One trick for insanely fast websites

We are excited to share a small trick that can help immensely speed up your web apps. Last holiday season, we implemented some caching and the results surprised us. We expected some improvement but the load time for our checkout app improved beyond our expectations. It went from 1400ms to 71ms - that’s 2 orders of magnitude difference!

Before

After

Cache your HTML with short Time To Live (TTL)

Before we go any further, we’ll divulge the trick. The rest of the article will break it down and go into more detail so you understand the context in which we are using this and how you can implement it as well.

Without further ado, the key to this successful reduction of load time is HTML caching with a short Time To Live (TTL). By combining the power of caching but invalidating the cache within a reasonable enough time, we were able to extract a lot of performance gains while not worrying about staleness (thanks to the short TTL).

Let’s define Load time

Load time, as we are referring to in this article, is defined as the time it takes from request initiation to receiving the complete HTML response.

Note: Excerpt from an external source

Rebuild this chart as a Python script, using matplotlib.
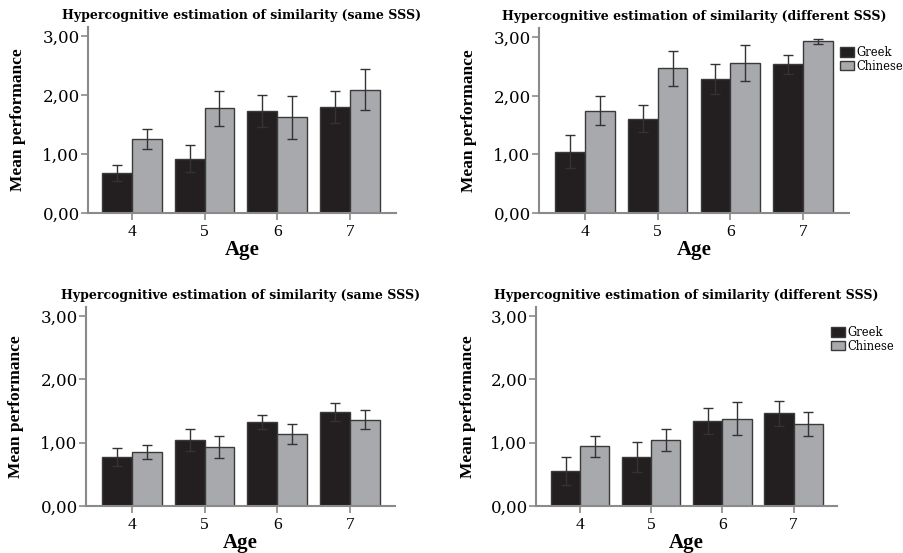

Time to First Byte (TTFB) is helpful to think about this but not entirely accurate. TTFB measures the time it takes to receive just the first byte, whereas we are talking about the time it takes for the entire HTML response to load. We would also not call it the page load time because that involves downloading all relevant assets. The most accurate way to think of it is how long it takes the browser to receive the HTML response for a URL.

Our setup

Our checkout application is a React, Next JS app with a mix of server side and client side components. The server talks to a bunch of microservices before producing an HTML response. Most of those requests can run in parallel with very few dependent queries that need to run sequentially.

Diagram of our setup

The need for caching arose when we had a code freeze during last year’s holiday season. This is typically the time of the year when there is a lot of traffic to our site attributed to the holiday season. As most companies do, we have a code freeze during this period – when for a few days, we don’t roll out any changes unless they are critical bug fixes.

This provided an opportunity to leverage caching. All of our URLs are fronted by Cloudflare, so we can easily add some caching rules based on the URL in the Cloudflare dashboard. The same can be done in Akamai or any similar providers.

Since all requests get serviced by a proxy layer before it hits the origin server, it’s easy to intercept and set caching rules at the request level. The request only goes to the origin server if this layer allows it pass through. If you don’t have such a layer, you can leverage browser caching to achieve the same effect. More on that later.

Request flow from user to Cloudflare to origin server

Since we knew there were no changes being deployed, it was easy to implement caching. Our caching rule was, if the route matches a certain criteria (eg. the index route for the checkout application), then the page is cached for 5 minutes. You can do this with Cloudflare by adding a Caching rule like below.

Steps to setup a caching rule in Cloudflare

You don’t usually cache HTML

Conventional wisdom dictates you never cache your HTML. You cache all your static assets (JS, CSS, images). Typically you have a build process that fingerprints your static assets using content-based hashing. These are then edge-cached on a CDN. Every time the HTML is served from the origin server and the static assets may or may not be served from a CDN. Ideally, this is also cached in an immutable fashion with a large TTL. As long as the file’s content never changes, you keep getting served the file from CDN. On a subsequent build, if the file changes, a new fingerprint is generated for the file. The HTML response will now be modified to reflect the new asset URL with the new fingerprint. This is why you don’t cache the HTML. As long as the HTML is “fresh”, you are guaranteed you will never serve stale content to your users.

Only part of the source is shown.